By Yann LeCun
The talk I attended today was hosted by CMU Robotics Institute and given by the Director of AI Research of Facebook and the Professor of Computer Science, New York University Yann LeCun. I was quite excited about the talk because of the experience of the speaker and the popularity of the topic (deep leraning) to be discussed.
Professor LeCun allocated considerable time to explain convolutional neural networks at the beginning section of his talk. Then he briefly explained deep learning and its relation with neural networks. As he explained, deep learning means learning hierarchical representations. Deep learning in context of neural networks means having more than one stage of nonlinear transformation in the network. He used an example from human recognition to illustrate a deep learning neural network. The hierarchical structure in visual cortex used for simple object recognition was the example he presented. Supervised convolutional neural networks are used for recognizing multiple objects. An example of application area to supervised networks are driving cars. Professor mentioned about a project being carried out recently by CMU and Nvidia on use of neural nets for driving cars.

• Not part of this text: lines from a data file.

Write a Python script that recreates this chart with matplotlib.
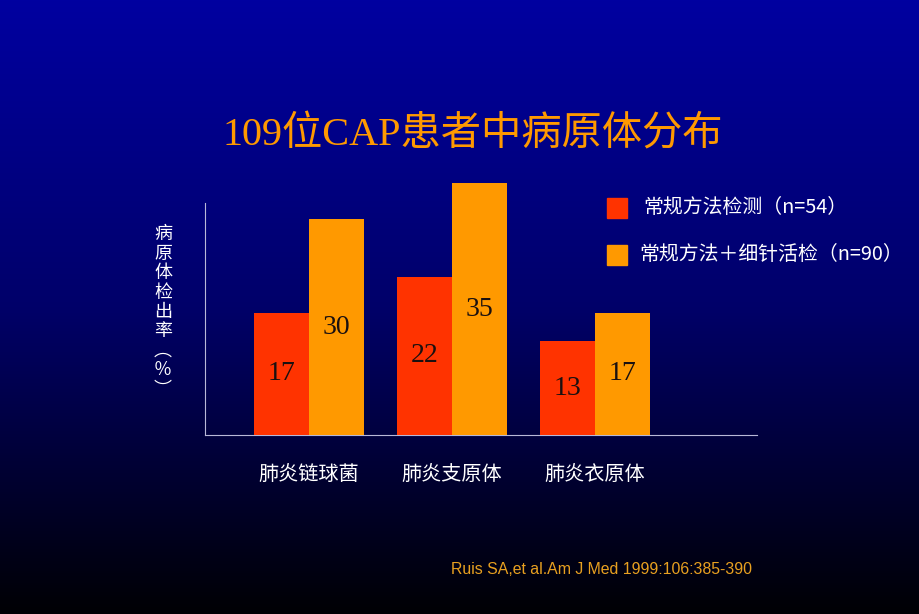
import numpy as np
import matplotlib
matplotlib.use("Agg")
import matplotlib.pyplot as plt
from matplotlib.colors import LinearSegmentedColormap
from matplotlib.patches import Rectangle

plt.rcParams['font.family'] = ['Noto Sans CJK SC', 'DejaVu Sans']

# ---- data ---------------------------------------------------------------
categories = ["肺炎链球菌", "肺炎支原体", "肺炎衣原体"]
routine = [17, 22, 13]          # 常规方法检测 (n=54)
routine_plus = [30, 35, 17]     # 常规方法＋细针活检 (n=90)
series_names = ["常规方法检测（n=54）", "常规方法＋细针活检（n=90）"]
title = "109位CAP患者中病原体分布"
ylabel = "病原体检出率︵％︶"
source = "Ruis SA,et al.Am J Med 1999:106:385-390"

RED = "#FF3300"
ORANGE = "#FF9900"
AXIS = "#B8B8D8"

fig = plt.figure(figsize=(9.2, 6.14), dpi=100)

# background gradient: blue at top fading to black
bg = fig.add_axes([0, 0, 1, 1])
cmap = LinearSegmentedColormap.from_list(
    "bg", [(0, (0, 0, 160 / 255)), (0.5, (0, 0, 105 / 255)), (1, (0, 0, 4 / 255))])
bg.imshow(np.linspace(0, 1, 256).reshape(-1, 1), aspect="auto", cmap=cmap,
          extent=[0, 1, 0, 1])
bg.set_axis_off()

# plot area: x axis 205..757 px, baseline at 435 px, top (35) at 183 px
ax = fig.add_axes([205 / 920, 1 - 435 / 614, 552 / 920, 252 / 614])
ax.set_facecolor("none")
x = np.arange(len(categories))
w = 0.385
ax.bar(x - w / 2, routine, w, color=RED, zorder=3)
ax.bar(x + w / 2, routine_plus, w, color=ORANGE, zorder=3)
for xi, v in zip(x - w / 2, routine):
    ax.text(xi, v / 2, str(v), ha="center", va="center", fontsize=20,
            family=["Liberation Serif"], color="#1a1010", zorder=4)
for xi, v in zip(x + w / 2, routine_plus):
    ax.text(xi, v / 2, str(v), ha="center", va="center", fontsize=20,
            family=["Liberation Serif"], color="#1a1010", zorder=4)

ax.set_xlim(-0.727, 3.133)
ax.set_ylim(0, 35)
for s in ["top", "right"]:
    ax.spines[s].set_visible(False)
ax.spines["left"].set_color(AXIS)
ax.spines["bottom"].set_color(AXIS)
ax.spines["left"].set_bounds(0, 32.2)
ax.set_yticks([])
ax.set_xticks(x, categories)
ax.tick_params(axis="x", length=0, pad=21, labelsize=14.5, labelcolor="white")

# title
fig.text(473 / 920, 1 - 135 / 614, title, ha="center", va="center",
         fontsize=29, color=ORANGE, fontweight="medium",
         family=["Liberation Serif", "Noto Sans CJK SC"])

# vertical y label, stacked characters
fig.text(163 / 920, 1 - 312 / 614, "\n".join(ylabel), ha="center", va="center",
         fontsize=13, color="white", linespacing=1.1)

# legend
for i, (name, col) in enumerate(zip(series_names, [RED, ORANGE])):
    yc = 208 + i * 47
    fig.patches.append(Rectangle((607 / 920, 1 - (yc + 10) / 614), 20 / 920, 20 / 614,
                                 transform=fig.transFigure, color=col))
    fig.text((643 - 4 * i) / 920, 1 - yc / 614, name, ha="left", va="center",
             fontsize=14.3, color="white")

# source
fig.text(752 / 920, 1 - 570 / 614, source, ha="right", va="center",
         fontsize=11.4, color="#E8A020", family=["Liberation Sans"])

fig.savefig("out.png", dpi=100)
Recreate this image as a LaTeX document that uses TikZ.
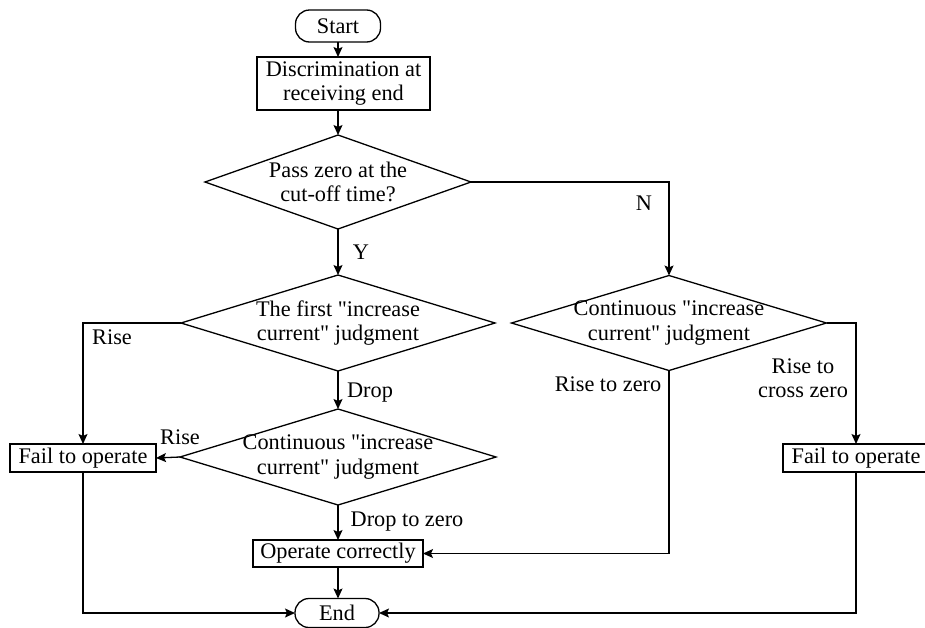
\documentclass[tikz,border=0pt]{standalone}
\usepackage{fontspec}
\setmainfont{Liberation Serif}
\newcommand{\sq}{\XeTeXglyph\XeTeXcharglyph"22\relax}
\usetikzlibrary{shapes.geometric,arrows.meta}
\begin{document}
\begin{tikzpicture}[x=1pt,y=-1pt,
  font=\fontsize{22.3}{24.3}\selectfont,
  line width=1.3pt,
  >={Stealth[length=10pt,width=9pt,inset=2pt]},
  box/.style={draw,rectangle,inner sep=0pt,outer sep=0pt,align=center},
  term/.style={draw,rectangle,rounded corners=14pt,inner sep=0pt,outer sep=0pt,align=center},
  dia/.style={draw,diamond,inner sep=0pt,outer sep=0pt},
  txt/.style={align=center,inner sep=0pt},
  lbl/.style={align=center,inner sep=0pt}]
\useasboundingbox (0,0) rectangle (925,627);
% nodes
\node[term,minimum width=85pt,minimum height=32pt] (start) at (338,26) {Start};
\node[box,minimum width=173pt,minimum height=53pt] (disc) at (343.5,83.5) {Discrimination at\\receiving end};
\node[dia,minimum width=266pt,minimum height=94pt] (d1) at (338,182) {};
\node[txt] (t1) at (d1) {Pass zero at the\\cut-off time?};
\node[dia,minimum width=314pt,minimum height=96pt] (d2) at (338,323) {};
\node[txt] (t2) at (d2) {The first \sq increase\\current\sq{} judgment};
\node[dia,minimum width=316pt,minimum height=96pt] (d3) at (338,457) {};
\node[txt] (t3) at (d3) {Continuous \sq increase\\current\sq{} judgment};
\node[dia,minimum width=315pt,minimum height=95pt] (d4) at (669,323) {};
\node[txt] (t4) at (d4) {Continuous \sq increase\\current\sq{} judgment};
\node[box,minimum width=146pt,minimum height=28pt] (fail1) at (83,458) {Fail to operate};
\node[box,minimum width=146pt,minimum height=28pt] (fail2) at (856,458) {Fail to operate};
\node[box,minimum width=170pt,minimum height=27pt] (op) at (338,553.5) {Operate correctly};
\node[term,minimum width=84pt,minimum height=29pt] (end) at (337,613) {End};
% labels
\node[lbl] (lY) at (361,252) {Y};
\node[lbl] (lN) at (644,203) {N};
\node[lbl] (lRise1) at (112,337) {Rise};
\node[lbl] (lDrop) at (370,393) {Drop};
\node[lbl] (lRise2) at (180,437) {Rise};
\node[lbl] (lDz) at (407,522) {Drop to zero};
\node[lbl] (lRz) at (608,384) {Rise to zero};
\node[lbl] (lRcz) at (803,378) {Rise to\\cross zero};
% connectors
\draw[->] (start.south) -- (start.south |- disc.north);
\draw[->] (d1.north |- disc.south) -- (d1.north);
\draw[->] (d1.south) -- (d2.north);
\draw[->] (d2.south) -- (d3.north);
\draw[->] (d3.south) -- (op.north);
\draw[->] (op.south) -- (op.south |- end.north);
\draw[->] (d1.east) -| (d4.north);
\draw[->] (d2.west) -| (fail1.north);
\draw[->] (d3.west) -- (fail1.east);
\draw[->] (d4.south) |- (op.east);
\draw[->] (d4.east) -| (fail2.north);
\draw[->] (fail1.south) |- (end.west);
\draw[->] (fail2.south) |- (end.east);
\end{tikzpicture}
\end{document}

In the second part of the talk, he talked about memory-augmented networks (differentiable computers). Rationale behind augmented neworks with memory is that recurrent nets cannot remember things very long. Differentiable memory is like a soft RAM circuit or a soft hash table and it stores key-value pairs. An example application area of it is building a machine that answers questions.

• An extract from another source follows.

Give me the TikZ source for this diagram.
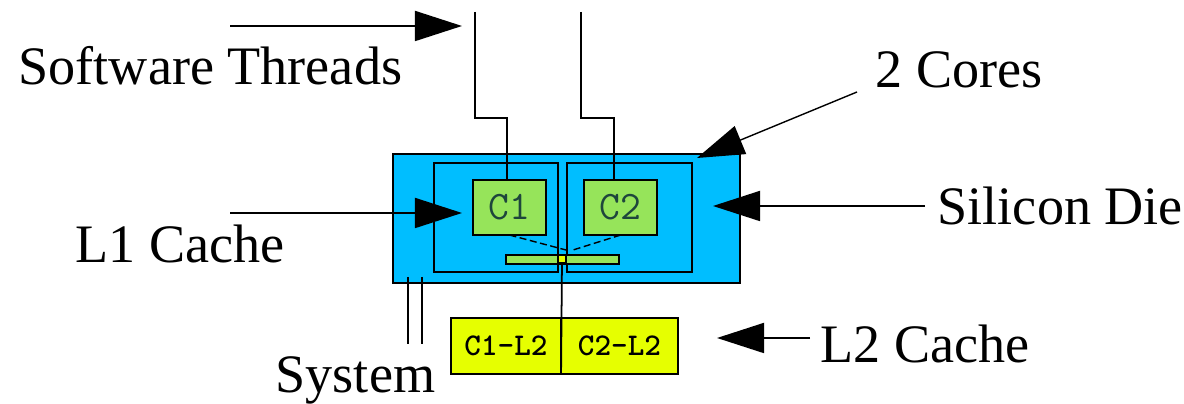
\documentclass[tikz,border=0pt]{standalone}
\usepackage{fontspec}
\setmainfont{Liberation Serif}
\usetikzlibrary{arrows.meta}
\definecolor{diecyan}{RGB}{0,190,255}
\definecolor{coregreen}{RGB}{150,228,90}
\definecolor{lyellow}{RGB}{230,255,0}
\definecolor{coretext}{RGB}{30,70,60}
\tikzset{
  box/.style={draw=black, line width=0.7pt, inner sep=0pt, outer sep=0pt, anchor=north west},
  diebox/.style={box, fill=diecyan},
  corebox/.style={box, fill=diecyan},
  cbox/.style={box, fill=coregreen, font=\ttfamily\fontsize{11.5}{12}\selectfont, text=coretext},
  l2box/.style={box, fill=lyellow, font=\ttfamily\bfseries\fontsize{9}{10}\selectfont},
  wire/.style={line width=0.5pt},
  pointer/.style={line width=0.5pt, -{Triangle[length=0.47cm,width=0.3cm]}},
  lbl/.style={anchor=base west, inner sep=0pt, font=\fontsize{15.4}{18}\selectfont},
}
\begin{document}
\begin{tikzpicture}[x=0.01cm, y=-0.01cm]
\useasboundingbox (0,0) rectangle (1184,404);
% silicon die and cores
\node[diebox, minimum width=3.47cm, minimum height=1.29cm] (die) at (393,154) {};
\node[corebox, minimum width=1.24cm, minimum height=1.09cm] (core1) at (434,163) {};
\node[corebox, minimum width=1.25cm, minimum height=1.09cm] (core2) at (567,163) {};
\node[cbox, minimum width=0.73cm, minimum height=0.55cm] (c1) at (473,180) {C1};
\node[cbox, minimum width=0.73cm, minimum height=0.55cm] (c2) at (584,180) {C2};
\node[box, fill=coregreen, line width=0.5pt, minimum width=1.13cm, minimum height=0.09cm] (l1) at (506,255) {};
% L2 boxes
\node[l2box, minimum width=1.10cm, minimum height=0.56cm] (l2a) at (451,318) {C1-L2};
\node[l2box, minimum width=1.17cm, minimum height=0.56cm] (l2b) at (561,318) {C2-L2};
% bus
\coordinate (bus) at (562,259);
\coordinate (d1) at (566,250);
\coordinate (d2) at (573,250);
\draw[wire] (bus) -- (l2a.south east);
\draw[wire, dashed, dash pattern=on 2pt off 1pt, line width=0.4pt] (c1.south) ++(-0.1,0) -- (d1);
\draw[wire, dashed, dash pattern=on 2pt off 1pt, line width=0.4pt] (c2.south) ++(0.1,0) -- (d2);
\node[draw=black, fill=lyellow, line width=0.4pt, minimum size=0.08cm, inner sep=0pt] (dot) at (bus) {};
% software threads
\coordinate (t1) at (475,12);
\coordinate (t1b) at (475,118);
\coordinate (t1c) at (507,118);
\coordinate (t2) at (581,12);
\coordinate (t2b) at (581,118);
\coordinate (t2c) at (614,118);
\draw[wire] (t1) -- (t1b) -- (t1c) -- (t1c |- c1.north);
\draw[wire] (t2) -- (t2b) -- (t2c) -- (t2c |- c2.north);
% system lines
\coordinate (s1) at (408,277);
\coordinate (s2) at (422,277);
\draw[wire] (s1) -- ++(0,67);
\draw[wire] (s2) -- ++(0,67);
% labels
\node[lbl] (lst) at (18,85) {Software Threads};
\node[lbl] (lcores) at (875,88) {2 Cores};
\node[lbl] (ldie) at (937,225) {Silicon Die};
\node[lbl] (ll1) at (75,263) {L1 Cache};
\node[lbl] (ll2) at (820,363) {L2 Cache};
\node[lbl] (lsys) at (275,393) {System};
% pointers
\coordinate (pst) at (230,26);
\coordinate (pst2) at (462,26);
\draw[pointer] (pst) -- (pst2);
\coordinate (pl1) at (230,213);
\coordinate (pl1b) at (462,213);
\draw[pointer] (pl1) -- (pl1b);
\coordinate (pco) at (857,92);
\coordinate (pcob) at (697,158);
\draw[pointer, line width=0.4pt] (pco) -- (pcob);
\coordinate (pdie) at (925,206);
\coordinate (pdieb) at (713,206);
\draw[pointer] (pdie) -- (pdieb);
\coordinate (pl2) at (810,338);
\coordinate (pl2b) at (717,338);
\draw[pointer] (pl2) -- (pl2b);
\end{tikzpicture}
\end{document}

The outcoming section was about obstacles to progress in AI. To name a few, machines need to understand/learn how the world works and machines have no common sense. In fact, throughout the talk, he expressed the importance of common sense for learning. Humans and animals have this skill and improve it by observing their environment. He defined common sense as inference or filling the blanks like inferring the physical laws.

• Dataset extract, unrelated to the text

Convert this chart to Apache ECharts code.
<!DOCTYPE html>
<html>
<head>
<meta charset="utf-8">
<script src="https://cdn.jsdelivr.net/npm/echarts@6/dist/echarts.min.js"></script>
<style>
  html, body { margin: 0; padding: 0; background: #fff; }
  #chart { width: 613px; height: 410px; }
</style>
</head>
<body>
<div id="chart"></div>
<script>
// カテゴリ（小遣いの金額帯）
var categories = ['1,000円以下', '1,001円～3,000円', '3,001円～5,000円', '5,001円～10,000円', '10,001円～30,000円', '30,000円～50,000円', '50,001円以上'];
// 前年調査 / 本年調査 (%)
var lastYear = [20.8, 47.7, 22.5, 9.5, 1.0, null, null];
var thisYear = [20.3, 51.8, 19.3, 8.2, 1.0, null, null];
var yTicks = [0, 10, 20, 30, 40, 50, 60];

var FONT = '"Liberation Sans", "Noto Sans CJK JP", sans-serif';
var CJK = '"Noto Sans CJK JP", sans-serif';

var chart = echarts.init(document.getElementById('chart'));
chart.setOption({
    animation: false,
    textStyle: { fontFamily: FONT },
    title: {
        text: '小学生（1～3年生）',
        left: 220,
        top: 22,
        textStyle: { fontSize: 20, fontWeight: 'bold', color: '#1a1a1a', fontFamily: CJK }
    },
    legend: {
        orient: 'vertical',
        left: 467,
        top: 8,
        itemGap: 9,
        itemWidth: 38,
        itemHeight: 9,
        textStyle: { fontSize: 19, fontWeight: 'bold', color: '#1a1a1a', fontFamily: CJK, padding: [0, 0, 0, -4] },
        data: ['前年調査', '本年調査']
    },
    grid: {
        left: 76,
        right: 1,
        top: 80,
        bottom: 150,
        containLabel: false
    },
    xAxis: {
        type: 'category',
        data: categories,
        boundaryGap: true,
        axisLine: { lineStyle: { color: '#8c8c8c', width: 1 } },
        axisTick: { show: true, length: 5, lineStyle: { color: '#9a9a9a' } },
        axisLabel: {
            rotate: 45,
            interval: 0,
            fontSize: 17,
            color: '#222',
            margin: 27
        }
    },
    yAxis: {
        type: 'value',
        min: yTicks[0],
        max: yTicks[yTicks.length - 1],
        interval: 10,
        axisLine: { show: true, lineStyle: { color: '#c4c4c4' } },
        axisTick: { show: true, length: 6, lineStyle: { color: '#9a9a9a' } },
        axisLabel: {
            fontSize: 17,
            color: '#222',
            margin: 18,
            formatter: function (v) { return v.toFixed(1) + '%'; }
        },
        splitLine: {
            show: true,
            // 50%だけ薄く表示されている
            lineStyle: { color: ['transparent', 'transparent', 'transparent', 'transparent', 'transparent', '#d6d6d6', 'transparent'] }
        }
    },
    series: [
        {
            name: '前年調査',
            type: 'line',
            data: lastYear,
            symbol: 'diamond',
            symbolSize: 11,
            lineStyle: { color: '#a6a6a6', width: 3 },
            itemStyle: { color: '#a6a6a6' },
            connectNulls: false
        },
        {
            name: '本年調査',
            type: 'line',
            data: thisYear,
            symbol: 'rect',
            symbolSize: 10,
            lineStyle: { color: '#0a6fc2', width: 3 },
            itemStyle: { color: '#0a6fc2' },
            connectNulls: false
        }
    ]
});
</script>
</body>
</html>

Then he briefly mentioned about the architecture of an AI system. It mainly consists of three components: agent itelf, objective function, and the world. Objective function needs the state of agent. Agent takes percepts and observations from the world as input and it returns output/acions to the world. He also elaborated on the inner architecture of an agent. Basically, an agent has following components: world simulator, actor and critic (about the future, prediction). In the next section, he discussed a challenge in this architecure: how to simulate real world. He stated that this is a challenge because the real world is unpredictable. This challenge could be overcomed by using unsupervised learning, because it is a proper method for dealing with uncertainity. Then he continued with the explanation of an unsupervised learning technique: energy-based unsupervised learning.
Next part was related to adversarial training. He mostly demonstrated sample applications including theinitial results of the projects on which they are working in their labs. Generating images using some sample set of them is an application area. For example, using face images of several men and women with and without glasses and generating several possible woman face images, which is called as face algebra method. Another application domain is video prediction. As he stated, here the aim is to answer the question whether we can train machines to predict future using unsupervised learning.
In overall, the talk was exciting. However, I could not get much out of it. It is most probably due to the fact that I have no enough background knowledge about neural networks and deep learning. Despite I took data mining and machine learning courses and implemented neural networks, I do not have an extensive research experience in this domain. Still, it was good to learn about the current state of the art and his works about this trendy topic.